On the stages of Renaissance Italy, audiences roared with laughter whenever a pompous pedant strutted across the boards, spouting Latin phrases and claiming superiority over everyone around him. These characters were stock figures of derision, routinely called "worthless idiots" and "donkey heads" by other characters who mocked their pretentiousness. The pedant represented a particular kind of Renaissance figure: the humanist scholar who brandished his learning like a weapon, dropping obscure references and using flowery language to convince people he was intellectually and socially superior to them. Yet beneath the insults and slapstick humor lay something sharper: a critique of the very values that Renaissance intellectuals held most dear.
The pedant as a stage character emerged during the Italian Renaissance, a time when education and classical learning had become markers of social status and power. Humanist scholars of the 14th through 16th centuries prided themselves on mastering Greek, Latin, rhetoric, and philosophy, seeing this knowledge as the path to enlightenment and influence. The theater, however, gave ordinary people a way to poke fun at these scholarly elites. These performances took place in cities across Italy, from Venice to Florence to Rome, often staged by traveling companies or in public squares where anyone could watch. The pedant character became so popular that he appeared in countless comedies, each one adding new layers of absurdity to the archetype.
What made the pedant such a perfect target for satire was how thoroughly his character embodied contradiction. On stage, the pedant constantly quotes ancient texts and uses grandiose language, yet he is almost always shown to be foolish, often sexually inappropriate, and frequently blind to the real world around him. While he lectures about virtue and wisdom, he might chase women shamelessly or fall for obvious tricks played by clever servants. His erudition becomes a mask for ignorance about actual human behavior and common sense. Playwrights found endless comic material in this gap between what the pedant claimed to know and what he actually understood. The humor worked on multiple levels: audiences laughed at the physical comedy and crude jokes, but educated viewers could appreciate the deeper satire about how book learning could actually make someone less wise, not more.

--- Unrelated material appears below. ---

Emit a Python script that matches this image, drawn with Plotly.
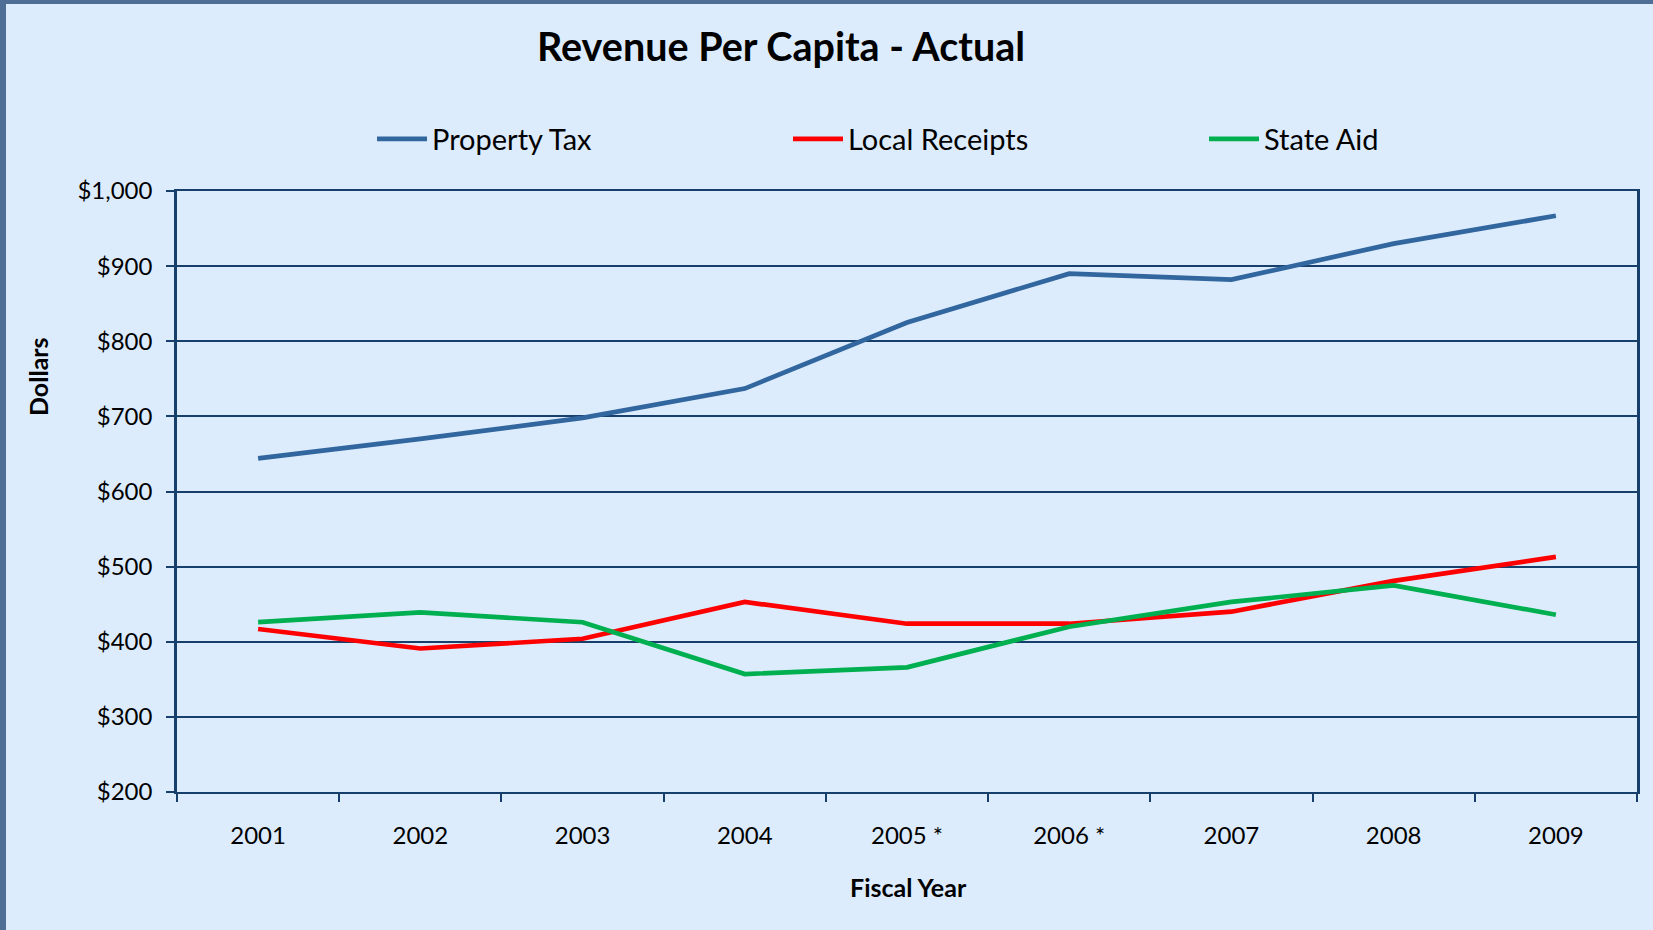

These theatrical attacks on pedantry touched on anxieties that ran through Renaissance society. As literacy increased and more people gained access to classical texts, questions arose about what true education meant and who had the right to claim authority based on learning. The pedant characters on stage embodied fears that the humanist movement might have created a class of arrogant imposters, people who used fancy language to hide emptiness rather than to communicate genuine wisdom. By mocking the pedant's sexual transgression, pretension, and disconnection from reality, playwrights and audiences were asking whether Renaissance humanism was producing enlightened citizens or just pompous frauds. The plays suggested that real virtue could not be learned from books alone, and that claiming superiority based on classical knowledge was itself a kind of ignorance.

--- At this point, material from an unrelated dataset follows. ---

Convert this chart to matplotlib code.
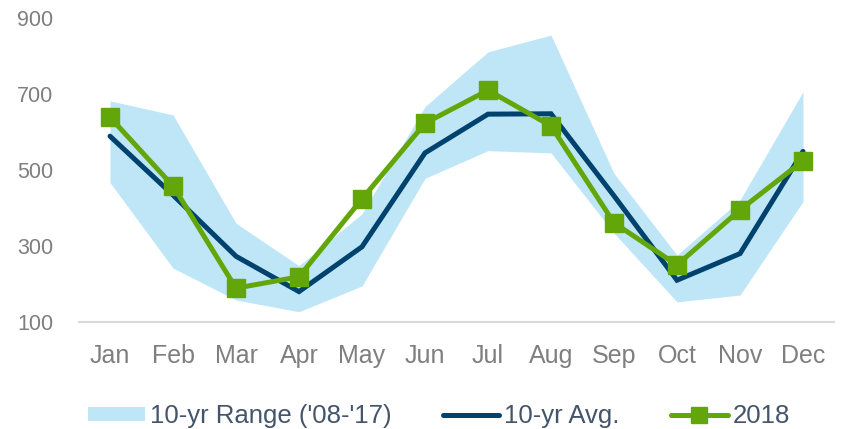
import matplotlib
matplotlib.use("Agg")
import matplotlib.pyplot as plt
import numpy as np
from matplotlib.patches import Patch
from matplotlib.lines import Line2D

months = ["Jan", "Feb", "Mar", "Apr", "May", "Jun",
          "Jul", "Aug", "Sep", "Oct", "Nov", "Dec"]
range_low = [467, 242, 158, 127, 195, 478, 551, 545, 334, 153, 171, 417]
range_high = [682, 645, 360, 248, 385, 667, 811, 855, 491, 276, 421, 706]
avg_10yr = [589, 434, 273, 180, 298, 545, 647, 648, 432, 210, 280, 549]
y2018 = [639, 458, 189, 219, 424, 623, 710, 616, 361, 250, 395, 524]
yticks = [100, 300, 500, 700, 900]

range_color = "#BFE6F6"
avg_color = "#00426E"
green = "#62A60A"

plt.rcParams["font.family"] = ["Liberation Sans", "DejaVu Sans"]

fig = plt.figure(figsize=(8.46, 4.29), dpi=100)
ax = fig.add_axes([0.0928, 0.2494, 0.8936, 0.7086])

x = np.arange(len(months))
ax.fill_between(x, range_low, range_high, color=range_color, lw=0)
ax.plot(x, avg_10yr, color=avg_color, lw=3.6, solid_capstyle="round",
        solid_joinstyle="miter")
ax.plot(x, y2018, color=green, lw=3.6, marker="s", markersize=13.5,
        solid_joinstyle="miter")

ax.set_xlim(-0.5, len(months) - 0.5)
ax.set_ylim(100, 900)
ax.set_xticks(x)
ax.set_xticklabels(months)
ax.set_yticks(yticks)
ax.tick_params(axis="x", length=0, pad=16, labelsize=18, colors="#7F7F7F")
ax.tick_params(axis="y", length=0, pad=18, labelsize=15.5, colors="#7F7F7F")
for s in ["top", "right", "left"]:
    ax.spines[s].set_visible(False)
ax.spines["bottom"].set_color("#D9D9D9")
ax.spines["bottom"].set_linewidth(1.5)

handles = [
    Patch(facecolor=range_color, edgecolor="none"),
    Line2D([], [], color=avg_color, lw=3.6, solid_capstyle="round"),
    Line2D([], [], color=green, lw=3.6, marker="s", markersize=12,
           solid_capstyle="round"),
]
labels = ["10-yr Range ('08-'17)", "10-yr Avg.", "2018"]
leg = fig.legend(handles, labels, loc="center", bbox_to_anchor=(0.519, 0.03),
                 ncol=3, frameon=False, fontsize=18.5, handlelength=2.2,
                 handleheight=0.5, handletextpad=0.2, columnspacing=2.0,
                 labelcolor="#44546A")

fig.savefig("out.png", dpi=100)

These comedies mattered because they gave voice to skepticism about the grand intellectual projects that shaped the Renaissance. While humanist scholars were busy promoting their vision of education and self-improvement, ordinary people in theaters were laughing at characters who embodied those ideals taken to absurd extremes. The pedant's failures reminded audiences that knowledge without judgment, learning without humility, and erudition without genuine understanding were not just funny: they were dangerous. This theatrical critique helped ensure that Renaissance ideals about education and human potential remained contested and questioned, never quite achieving the unchallenged authority that humanist thinkers hoped for. The pedant's ridiculous stage presence thus served as a kind of democratic check on intellectual pretension, proving that even in an age that celebrated learning, people refused to accept blindly that scholars were superior beings.